Something inside him demanded that he flee, but something else, something much stronger and inflexible, told him to stand his ground.

Face it. Look it in the eye and show no fear. Expose it for the weakling it is.

Which was great in theory. But as it came out to get him like a spider rushing out to snatch an insect, everything inside him went to rubber. The first thing he thought he saw was something like an immense sheet metal press with teeth. Then something more along the lines of a slinking mammoth demon worm encased in the chitinous black shell of a millipede that screamed in the voices of flayed children. It showed him a hundred mouths, then a thousand globular red eyes veined with black, and finally descending talons like shards of glass that had come to eviscerate him.

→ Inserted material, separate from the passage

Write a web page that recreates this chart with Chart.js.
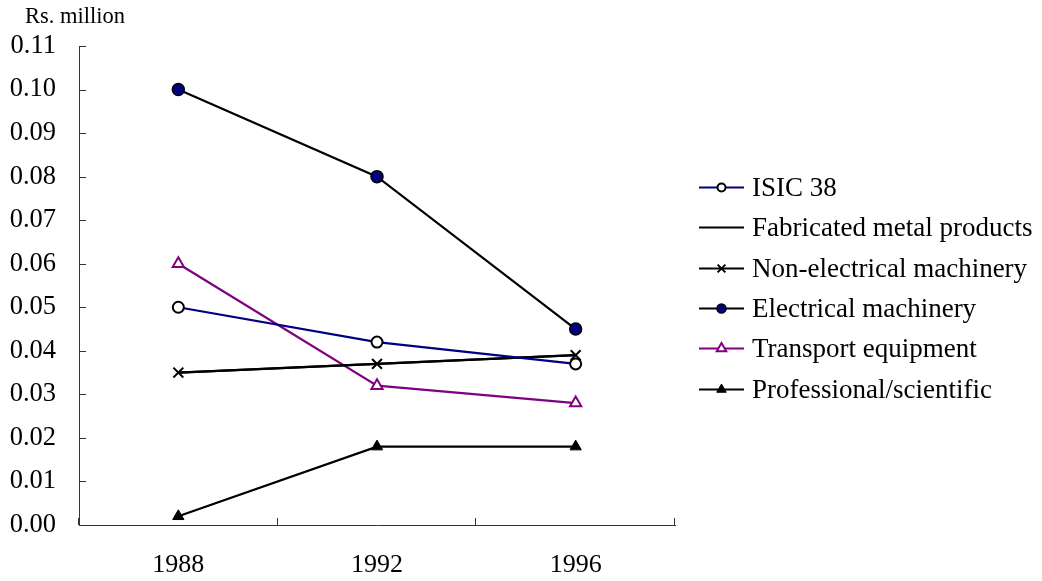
<!DOCTYPE html>
<html>
<head>
<meta charset="utf-8">
<script src="https://cdn.jsdelivr.net/npm/chart.js@4/dist/chart.umd.min.js"></script>
<style>
  html, body { margin: 0; padding: 0; background: #fff; }
  canvas { display: block; }
</style>
</head>
<body>
<canvas id="c" width="1042" height="581"></canvas>
<script>
// Labour productivity by ISIC 38 sub-sector (Rs. million)
const years = ['1988', '1992', '1996'];
const isic38 = [0.050, 0.042, 0.037];
const fabricatedMetal = [0.035, 0.037, 0.039];
const nonElectrical = [0.035, 0.037, 0.039];
const electrical = [0.100, 0.080, 0.045];
const transport = [0.060, 0.032, 0.028];
const professional = [0.002, 0.018, 0.018];
const unitLabel = 'Rs. million';

const SERIF = '"Liberation Serif", "Times New Roman", serif';
const NAVY = '#000080';
const PURPLE = '#800080';

const datasets = [
  { label: 'ISIC 38', data: isic38, borderColor: NAVY, borderWidth: 2.2,
    pointStyle: 'circle', pointRadius: 5.5, pointBackgroundColor: '#fff',
    pointBorderColor: '#000', pointBorderWidth: 2, legendRadius: 4 },
  { label: 'Fabricated metal products', data: fabricatedMetal, borderColor: '#000', borderWidth: 2.2,
    pointRadius: 0, pointStyle: false, legendRadius: 0 },
  { label: 'Non-electrical machinery', data: nonElectrical, borderColor: '#000', borderWidth: 2.2,
    pointStyle: 'crossRot', pointRadius: 7, pointBorderColor: '#000', pointBorderWidth: 2, legendRadius: 5.5 },
  { label: 'Electrical machinery', data: electrical, borderColor: '#000', borderWidth: 2.2,
    pointStyle: 'circle', pointRadius: 6, pointBackgroundColor: NAVY,
    pointBorderColor: '#000', pointBorderWidth: 1.5, legendRadius: 4.5 },
  { label: 'Transport equipment', data: transport, borderColor: PURPLE, borderWidth: 2.2,
    pointStyle: 'triangle', pointRadius: 6.5, pointBackgroundColor: '#fff',
    pointBorderColor: PURPLE, pointBorderWidth: 2, legendRadius: 5.5 },
  { label: 'Professional/scientific', data: professional, borderColor: '#000', borderWidth: 2.2,
    pointStyle: 'triangle', pointRadius: 6.5, pointBackgroundColor: '#000',
    pointBorderColor: '#000', pointBorderWidth: 1, legendRadius: 5.5 }
].map(d => Object.assign({ fill: false, tension: 0 }, d));

// Inward tick marks on both axes
const innerTicks = {
  id: 'innerTicks',
  afterDraw(chart) {
    const ctx = chart.ctx;
    const x = chart.scales.x, y = chart.scales.y;
    const area = chart.chartArea;
    ctx.save();
    ctx.strokeStyle = '#333';
    ctx.lineWidth = 1;
    ctx.beginPath();
    y.ticks.forEach(t => {
      const py = Math.round(y.getPixelForValue(t.value)) + 0.5;
      ctx.moveTo(area.left, py);
      ctx.lineTo(area.left + 7, py);
    });
    const n = years.length;
    for (let i = 0; i <= n; i++) {
      let px;
      if (i === 0) px = area.left;
      else if (i === n) px = area.right;
      else px = (x.getPixelForValue(i - 1) + x.getPixelForValue(i)) / 2;
      px = Math.round(px) - 0.5;
      ctx.moveTo(px, area.bottom);
      ctx.lineTo(px, area.bottom - 7);
    }
    ctx.stroke();
    ctx.restore();
  }
};

// Unit caption above the value axis
const unitCaption = {
  id: 'unitCaption',
  afterDraw(chart) {
    const ctx = chart.ctx;
    ctx.save();
    ctx.fillStyle = '#000';
    ctx.font = '22.5px ' + SERIF;
    ctx.textBaseline = 'middle';
    ctx.textAlign = 'left';
    ctx.fillText(unitLabel, 25, 17);
    ctx.restore();
  }
};

// Legend with line + marker samples, drawn to the right of the plot
const sideLegend = {
  id: 'sideLegend',
  afterDraw(chart) {
    const ctx = chart.ctx;
    const x0 = 699, lineLen = 45, y0 = 187, rowGap = 40.3;
    ctx.save();
    chart.data.datasets.forEach((ds, i) => {
      const yy = Math.round(y0 + i * rowGap) + 0.5;
      ctx.strokeStyle = ds.borderColor;
      ctx.lineWidth = 2;
      ctx.beginPath();
      ctx.moveTo(x0, yy);
      ctx.lineTo(x0 + lineLen, yy);
      ctx.stroke();
      if (ds.pointStyle && ds.legendRadius > 0) {
        ctx.fillStyle = ds.pointBackgroundColor || '#000';
        ctx.strokeStyle = ds.pointBorderColor || '#000';
        ctx.lineWidth = ds.pointBorderWidth || 1;
        Chart.helpers.drawPoint(ctx, {
          pointStyle: ds.pointStyle, radius: ds.legendRadius, rotation: 0,
          borderWidth: ds.pointBorderWidth || 1
        }, x0 + lineLen / 2, yy);
      }
      ctx.fillStyle = '#000';
      ctx.font = '27px ' + SERIF;
      ctx.textBaseline = 'middle';
      ctx.textAlign = 'left';
      ctx.fillText(ds.label, 752, yy + 1);
    });
    ctx.restore();
  }
};

new Chart(document.getElementById('c'), {
  type: 'line',
  data: { labels: years, datasets },
  options: {
    responsive: false,
    animation: false,
    devicePixelRatio: 1,
    layout: { padding: { top: 46, right: 367, left: 0, bottom: 0 } },
    plugins: { legend: { display: false }, tooltip: { enabled: false } },
    scales: {
      x: {
        offset: true,
        grid: { display: false, drawTicks: false },
        border: { display: true, color: '#333', width: 1 },
        ticks: { color: '#000', font: { family: SERIF, size: 26 }, padding: 25 },
        afterFit(scale) { scale.height = 56; }
      },
      y: {
        min: 0, max: 0.11,
        grid: { display: false, drawTicks: false },
        border: { display: true, color: '#333', width: 1 },
        ticks: {
          stepSize: 0.01, color: '#000', padding: 23,
          font: { family: SERIF, size: 26.5 },
          callback: v => Number(v).toFixed(2)
        },
        afterFit(scale) { scale.width = 79; }
      }
    }
  },
  plugins: [innerTicks, unitCaption, sideLegend]
});
</script>
</body>
</html>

Don’t even blink. Do not look away.

Hefting the heavy wrench in his hands, he felt positively impotent against this thing that circled around him, a horrendous industrialized and mechanistic centipede suspended off the ground by its puppet strings of white tendrils. They were like a million wire-fine fiber optic cables, so many that they formed sheaths and braids, growing out of the beast and cradling it in a cocoon of cobwebs whose origins were high, high above.

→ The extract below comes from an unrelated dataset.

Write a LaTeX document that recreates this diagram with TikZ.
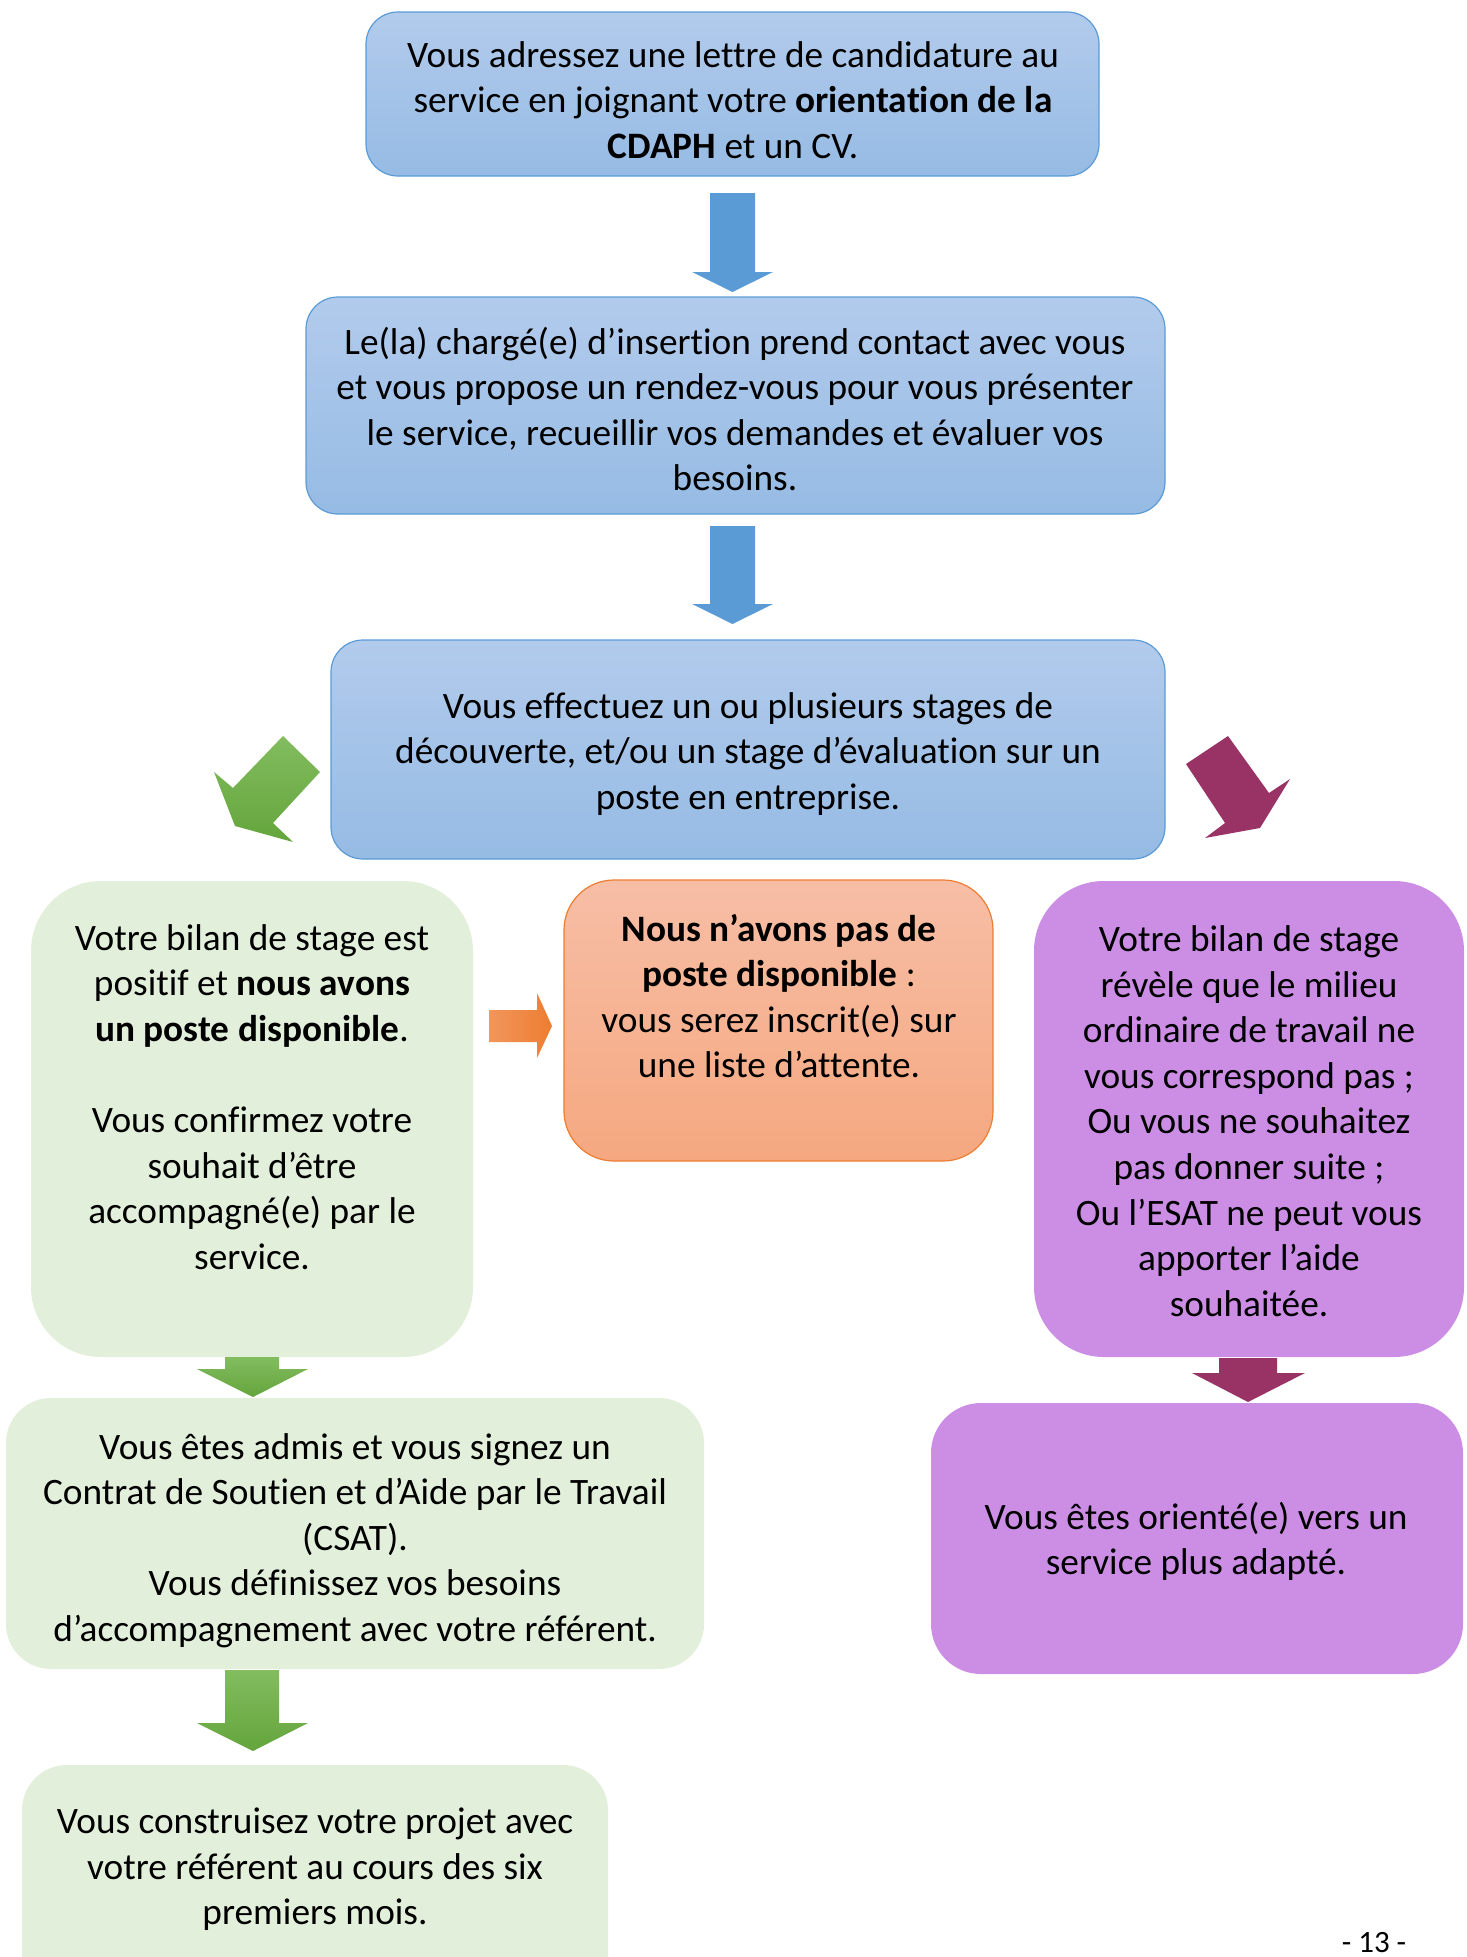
\documentclass[tikz,border=0pt]{standalone}
\usepackage{fontspec}
\setmainfont{Carlito}[Ligatures=NoCommon]
\definecolor{bluetop}{RGB}{178,203,236}
\definecolor{bluebot}{RGB}{150,187,228}
\definecolor{blueline}{RGB}{91,155,213}
\definecolor{bluearrow}{RGB}{91,155,213}
\definecolor{greenfill}{RGB}{226,239,218}
\definecolor{greentop}{RGB}{130,188,95}
\definecolor{greenbot}{RGB}{100,165,60}
\definecolor{orangetop}{RGB}{247,190,166}
\definecolor{orangebot}{RGB}{245,168,128}
\definecolor{orangeline}{RGB}{237,125,49}
\definecolor{orangeleft}{RGB}{241,150,92}
\definecolor{orangeright}{RGB}{237,125,49}
\definecolor{purplefill}{RGB}{204,142,229}
\definecolor{purplearrow}{RGB}{153,51,102}
\tikzset{
  box/.style={inner sep=0pt, line width=1.2pt},
  bluebox/.style={box, draw=blueline, top color=bluetop, bottom color=bluebot, rounded corners=32pt},
  greenbox/.style={box, fill=greenfill, draw=none},
  orangebox/.style={box, draw=orangeline, top color=orangetop, bottom color=orangebot, rounded corners=50pt},
  purplebox/.style={box, fill=purplefill, draw=none},
  txt/.style={align=center, inner sep=0pt, font=\fontsize{37.3}{45.6}\selectfont},
  bluearr/.style={fill=bluearrow, draw=none},
  greenarr/.style={top color=greentop, bottom color=greenbot, draw=none},
  purplearr/.style={fill=purplearrow, draw=none},
}
\begin{document}
\begin{tikzpicture}[x=1pt,y=-1pt]
\useasboundingbox (0,0) rectangle (1467,1957);
% boxes
\node[bluebox, minimum width=733pt, minimum height=164pt] (b1) at (732.5,94) {};
\node[bluebox, minimum width=859pt, minimum height=217pt] (b2) at (735.5,405.5) {};
\node[bluebox, minimum width=834pt, minimum height=219pt] (b3) at (748,749.5) {};
\node[greenbox, rounded corners=70pt, minimum width=442pt, minimum height=476pt] (g1) at (252,1119) {};
\node[orangebox, minimum width=429pt, minimum height=281pt] (o1) at (778.5,1020.5) {};
\node[purplebox, rounded corners=70pt, minimum width=430pt, minimum height=476pt] (p1) at (1249,1119) {};
\node[greenbox, rounded corners=45pt, minimum width=698pt, minimum height=271pt] (g2) at (355,1533.5) {};
\node[purplebox, rounded corners=50pt, minimum width=532pt, minimum height=271pt] (p2) at (1197,1538.5) {};
\begin{scope}
\clip (0,0) rectangle (1467,1957);
\node[greenbox, rounded corners=45pt, minimum width=586pt, minimum height=260pt] (g3) at (315,1895) {};
\end{scope}
% texts
\node[txt] (t1) at (733,100) {Vous adressez une lettre de candidature au\\service en joignant votre \textbf{orientation de la}\\\textbf{CDAPH} et un CV.};
\node[txt] (t2) at (735,409) {Le(la) chargé(e) d’insertion prend contact avec vous\\et vous propose un rendez-vous pour vous présenter\\le service, recueillir vos demandes et évaluer vos\\besoins.};
\node[txt] (t3) at (748,754) {Vous effectuez un ou plusieurs stages de\\découverte, et/ou un stage d’évaluation sur un\\poste en entreprise.};
\node[txt] (t4) at (252,1097) {Votre bilan de stage est\\positif et \textbf{nous avons}\\\textbf{un poste disponible}.\\[45.6pt]Vous confirmez votre\\souhait d’être\\accompagné(e) par le\\service.};
\node[txt] (t5) at (779,996) {\textbf{Nous n’avons pas de}\\\textbf{poste disponible} :\\vous serez inscrit(e) sur\\une liste d’attente.};
\node[txt] (t6) at (1249,1121) {Votre bilan de stage\\révèle que le milieu\\ordinaire de travail ne\\vous correspond pas ;\\Ou vous ne souhaitez\\pas donner suite ;\\Ou l’ESAT ne peut vous\\apporter l’aide\\souhaitée.};
\node[txt] (t7) at (355,1540.5) {Vous êtes admis et vous signez un\\Contrat de Soutien et d’Aide par le Travail\\(CSAT).\\Vous définissez vos besoins\\d’accompagnement avec votre référent.};
\node[txt] (t8) at (1196,1541.5) {Vous êtes orienté(e) vers un\\service plus adapté.};
\node[txt] (t9) at (315,1869.5) {Vous construisez votre projet avec\\votre référent au cours des six\\premiers mois.};
\node[inner sep=0pt, font=\fontsize{31}{36}\selectfont] (pg) at (1374,1943) {- 13 -};
% arrows
\path[bluearr] (710,193) -- (755,193) -- (755,272) -- (773,272) -- (732.5,292) -- (692,272) -- (710,272) -- cycle;
\path[bluearr] (710,526) -- (755,526) -- (755,604) -- (773,604) -- (732.5,624) -- (692,604) -- (710,604) -- cycle;
\path[top color=greentop, bottom color=greenbot] (283,736) -- (320,772) -- (273,823) -- (293,842) -- (235,826) -- (214,772) -- (233,788) -- cycle;
\path[purplearr] (1186,764) -- (1228,736) -- (1269,793) -- (1290,779) -- (1260,828) -- (1205,838) -- (1225,823) -- cycle;
\path[left color=orangeleft, right color=orangeright] (489,1010) -- (537,1010) -- (537,993) -- (552,1026) -- (537,1058) -- (537,1042) -- (489,1042) -- cycle;
\path[greenarr] (225,1357) -- (279,1357) -- (279,1369) -- (308,1369) -- (253,1397) -- (197,1369) -- (225,1369) -- cycle;
\path[purplearr] (1219,1358) -- (1277,1358) -- (1277,1373) -- (1305,1373) -- (1248,1402) -- (1192,1373) -- (1219,1373) -- cycle;
\path[greenarr] (225,1670) -- (279,1670) -- (279,1723) -- (308,1723) -- (253,1751) -- (197,1723) -- (225,1723) -- cycle;
\end{tikzpicture}
\end{document}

It looked down at him with those seeking red eyes, which were not only horribly profuse but horribly intricate in design, like spinning gyroscopes, multi-lensed and multifaceted like the compound eyes of meat flies. The great undulant, vermiform body was a geometrically complex machine that pumped out hissing spirals of steam, trailing compression hoses and high-voltage lines like looping entrails. Its flexing shell looked like it was more metal than flesh or perhaps flesh becoming metal. Like the walls of the clockwork chamber itself, it was set with knobs and crevices and meshing gears, all of it seeming to be in constant industrious motion, spinning and linking and turning. And as it got closer to him, he dared blink and saw that it was composed not just of machine parts and flesh in some unnatural synchronicity, but of interlinked mannequins welded into some loathsome congregation of the damned. Eyeless and screaming, they reached out with thousands of thrashing arms and fingers.

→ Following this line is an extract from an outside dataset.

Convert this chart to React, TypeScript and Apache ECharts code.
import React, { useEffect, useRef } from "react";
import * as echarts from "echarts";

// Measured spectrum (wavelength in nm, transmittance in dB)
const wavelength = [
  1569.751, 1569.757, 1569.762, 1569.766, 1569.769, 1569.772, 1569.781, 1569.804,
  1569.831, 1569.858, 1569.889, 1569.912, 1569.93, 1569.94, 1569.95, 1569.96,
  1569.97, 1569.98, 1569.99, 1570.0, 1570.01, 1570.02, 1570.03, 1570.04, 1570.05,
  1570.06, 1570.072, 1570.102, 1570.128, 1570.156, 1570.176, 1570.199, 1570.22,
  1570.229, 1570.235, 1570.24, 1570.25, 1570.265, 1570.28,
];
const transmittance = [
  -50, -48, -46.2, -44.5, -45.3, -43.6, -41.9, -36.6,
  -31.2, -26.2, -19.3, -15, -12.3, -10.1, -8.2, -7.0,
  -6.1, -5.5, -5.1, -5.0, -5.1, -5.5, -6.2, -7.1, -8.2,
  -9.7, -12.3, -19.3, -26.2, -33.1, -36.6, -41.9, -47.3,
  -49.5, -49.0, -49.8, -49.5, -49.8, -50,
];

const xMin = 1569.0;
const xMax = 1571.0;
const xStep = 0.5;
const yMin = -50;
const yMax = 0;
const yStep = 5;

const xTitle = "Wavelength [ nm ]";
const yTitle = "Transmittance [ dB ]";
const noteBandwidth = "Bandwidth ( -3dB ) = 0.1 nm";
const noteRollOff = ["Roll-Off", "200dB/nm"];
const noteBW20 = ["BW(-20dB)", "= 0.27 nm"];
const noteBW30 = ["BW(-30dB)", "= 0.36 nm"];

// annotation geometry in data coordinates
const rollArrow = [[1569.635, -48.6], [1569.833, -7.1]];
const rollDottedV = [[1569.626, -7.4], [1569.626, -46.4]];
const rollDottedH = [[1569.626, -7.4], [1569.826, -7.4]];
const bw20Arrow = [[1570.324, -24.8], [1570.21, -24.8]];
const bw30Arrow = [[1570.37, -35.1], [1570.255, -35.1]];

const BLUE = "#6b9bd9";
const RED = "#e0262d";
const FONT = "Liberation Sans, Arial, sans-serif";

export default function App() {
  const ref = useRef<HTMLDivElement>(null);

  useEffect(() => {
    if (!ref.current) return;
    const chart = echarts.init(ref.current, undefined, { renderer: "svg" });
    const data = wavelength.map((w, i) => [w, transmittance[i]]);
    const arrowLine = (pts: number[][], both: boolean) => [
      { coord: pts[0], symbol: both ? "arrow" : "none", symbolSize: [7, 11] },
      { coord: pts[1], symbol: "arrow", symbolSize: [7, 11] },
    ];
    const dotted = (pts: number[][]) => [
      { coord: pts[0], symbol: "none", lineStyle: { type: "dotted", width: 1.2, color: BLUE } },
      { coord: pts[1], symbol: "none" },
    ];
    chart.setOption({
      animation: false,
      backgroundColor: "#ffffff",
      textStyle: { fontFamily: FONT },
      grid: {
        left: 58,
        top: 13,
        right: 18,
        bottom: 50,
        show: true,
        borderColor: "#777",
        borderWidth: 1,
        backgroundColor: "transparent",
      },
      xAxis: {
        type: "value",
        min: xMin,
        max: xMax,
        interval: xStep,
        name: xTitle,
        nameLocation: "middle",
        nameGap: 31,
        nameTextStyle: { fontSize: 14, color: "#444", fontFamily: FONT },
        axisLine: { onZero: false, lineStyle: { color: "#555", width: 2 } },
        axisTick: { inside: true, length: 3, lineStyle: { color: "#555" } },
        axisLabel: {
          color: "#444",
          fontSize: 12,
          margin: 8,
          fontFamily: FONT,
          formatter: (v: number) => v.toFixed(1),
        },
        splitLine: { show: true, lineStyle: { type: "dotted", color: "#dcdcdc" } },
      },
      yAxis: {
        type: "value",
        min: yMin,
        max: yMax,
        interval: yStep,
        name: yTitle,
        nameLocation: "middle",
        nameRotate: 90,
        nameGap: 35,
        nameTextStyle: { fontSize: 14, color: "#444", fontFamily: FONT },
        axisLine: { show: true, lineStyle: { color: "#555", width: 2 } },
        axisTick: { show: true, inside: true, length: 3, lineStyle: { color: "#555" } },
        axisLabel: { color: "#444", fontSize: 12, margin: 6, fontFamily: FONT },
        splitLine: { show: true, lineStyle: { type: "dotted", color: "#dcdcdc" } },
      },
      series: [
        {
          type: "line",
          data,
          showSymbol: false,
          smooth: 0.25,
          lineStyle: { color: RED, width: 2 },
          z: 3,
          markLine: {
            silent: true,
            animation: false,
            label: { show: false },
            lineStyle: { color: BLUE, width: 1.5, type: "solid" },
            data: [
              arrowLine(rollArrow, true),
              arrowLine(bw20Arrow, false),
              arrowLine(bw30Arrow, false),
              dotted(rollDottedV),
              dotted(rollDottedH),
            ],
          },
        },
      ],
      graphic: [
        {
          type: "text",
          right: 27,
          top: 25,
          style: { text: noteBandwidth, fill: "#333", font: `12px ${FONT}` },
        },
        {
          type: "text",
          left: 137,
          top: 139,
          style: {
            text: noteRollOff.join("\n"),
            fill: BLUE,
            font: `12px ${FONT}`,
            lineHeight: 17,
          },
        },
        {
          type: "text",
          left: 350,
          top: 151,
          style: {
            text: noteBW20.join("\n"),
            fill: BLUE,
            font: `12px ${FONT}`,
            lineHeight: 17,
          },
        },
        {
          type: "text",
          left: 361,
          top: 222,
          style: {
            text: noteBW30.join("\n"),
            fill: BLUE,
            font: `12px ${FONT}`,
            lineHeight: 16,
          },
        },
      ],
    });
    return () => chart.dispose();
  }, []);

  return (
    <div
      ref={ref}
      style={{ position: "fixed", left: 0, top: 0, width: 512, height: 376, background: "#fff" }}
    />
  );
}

And high above at the end of the corkscrewing neck, he looked into the face of the puppet master…and it was female. There was no mistaking that. The face of the old woman he had seen in the house, the one stitching up the dead boy. Maybe it wasn’t exactly human any longer, but he saw that it had once been so. She or it had trailing straw-dry hair like luminous white worms, the fissured face of a petrified corpse, blank eyes like the buttons of greasy toadstools, and puckered gums set with what seemed to be the whirring teeth of chains. A dire machine of hate and retribution now, but once,
once,
she had been a living woman and not a crawling malevolence.

As it came for him, he held up his wrench, more than a little aware of the pitiful threat he presented in the face of this immense chimera that had been birthed from the black womb of the factory.

 

 

 

54

 

 

 

 

 

 

 

“LEX!” Ramona cried when she saw him facing off against something that her mind could not even begin to categorize.
“LEX!”

The thing that had been coming for him paused, its segments flexing and gnashing. It hovered there, bleeding steam and breathing out smoke, drops of fluid dripping from its underside.